An elastic wave is a traveling disturbance that moves energy through matter. This mechanical phenomenon requires a material substance to propagate. The wave temporarily deforms the medium it travels through, but the particles eventually return to their original resting positions. This process explains how energy from a disturbance, like sound or an earthquake, is transported across distances.
Defining the Wave and its Necessary Medium
Elastic waves are mechanical waves that rely on the physical linkage between particles within a material to transmit energy. Unlike electromagnetic waves, elastic waves must pass through a material medium such as a solid, liquid, or gas. The key property enabling this transfer is the medium’s elasticity, which is the ability of its particles to resist temporary deformation and restore themselves to their initial configuration.
When a disturbance occurs, particles are momentarily displaced from their equilibrium point. The inherent restoring force, similar to a spring, pulls them back toward their original position. This constant restoring action allows the disturbance to be passed efficiently from one particle to the next, sustaining the wave’s movement.

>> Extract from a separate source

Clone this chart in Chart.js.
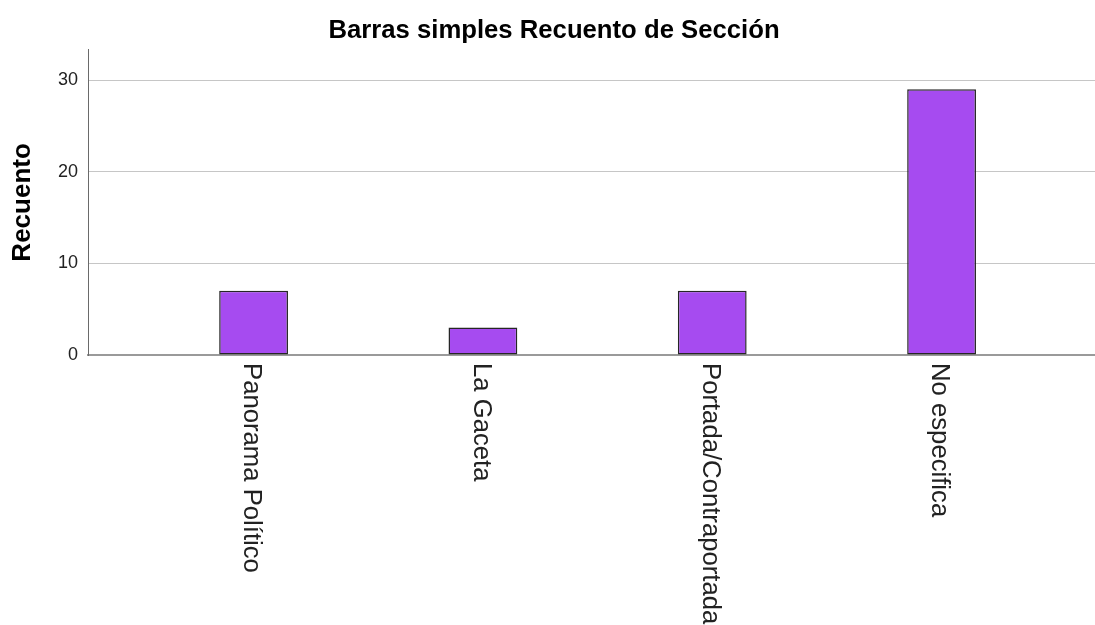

How Energy Transfers Through Elastic Motion
The nature of an elastic wave is the transfer of energy, not the transport of matter across a distance. A wave begins when a source imparts energy to the surrounding medium, causing the immediate particles to oscillate. These disturbed particles then physically interact with their neighbors, forcing them to begin their own oscillation.
This process establishes a chain reaction where the energy moves outward, but individual particles only move a short distance around a fixed point. As a particle moves away from its equilibrium position, it gains kinetic energy, which is converted into elastic potential energy as the restoring force pulls it back. The wave’s motion is a continuous cycle of kinetic and potential energy exchange between adjacent particles.
Distinctions Between Wave Types
Elastic waves are categorized based on how the particles in the medium move relative to the direction the wave is traveling. This relationship defines the wave’s characteristics and determines which materials it can pass through. The two primary classifications are longitudinal and transverse waves.
Longitudinal Waves
In a longitudinal wave, the particles of the medium vibrate parallel to the direction of wave travel. As the wave passes, it creates alternating regions of crowded particles (compressions) and spread-apart particles (rarefactions). This motion allows longitudinal waves to propagate through solids, liquids, and gases because all three states of matter can be compressed.
Transverse Waves
A transverse wave involves particles moving perpendicular to the direction of the energy transfer. This motion creates a shearing effect within the medium. Because fluids, such as liquids and gases, cannot effectively resist this shearing force, transverse waves travel only through solid materials. They are described as having peaks and valleys, referred to as crests and troughs.
Common Examples of Elastic Waves
Sound Waves
Sound waves are the most common example of an elastic wave. Sound travels through air as a longitudinal wave, relying on the compression and rarefaction of air molecules to propagate. The speed of sound depends on the elastic properties and density of the medium, traveling faster through denser materials like steel than through air.
Seismic Waves
Seismic waves are generated by earthquakes and travel through the Earth’s interior. Primary waves (P-waves) are longitudinal waves that compress and expand rock, allowing them to pass through solid rock and liquid layers. Secondary waves (S-waves) are transverse waves that create a side-to-side shearing motion, meaning they can only travel through solid rock. The difference in behavior between these two wave types provides scientists with a method to map the Earth’s internal structure.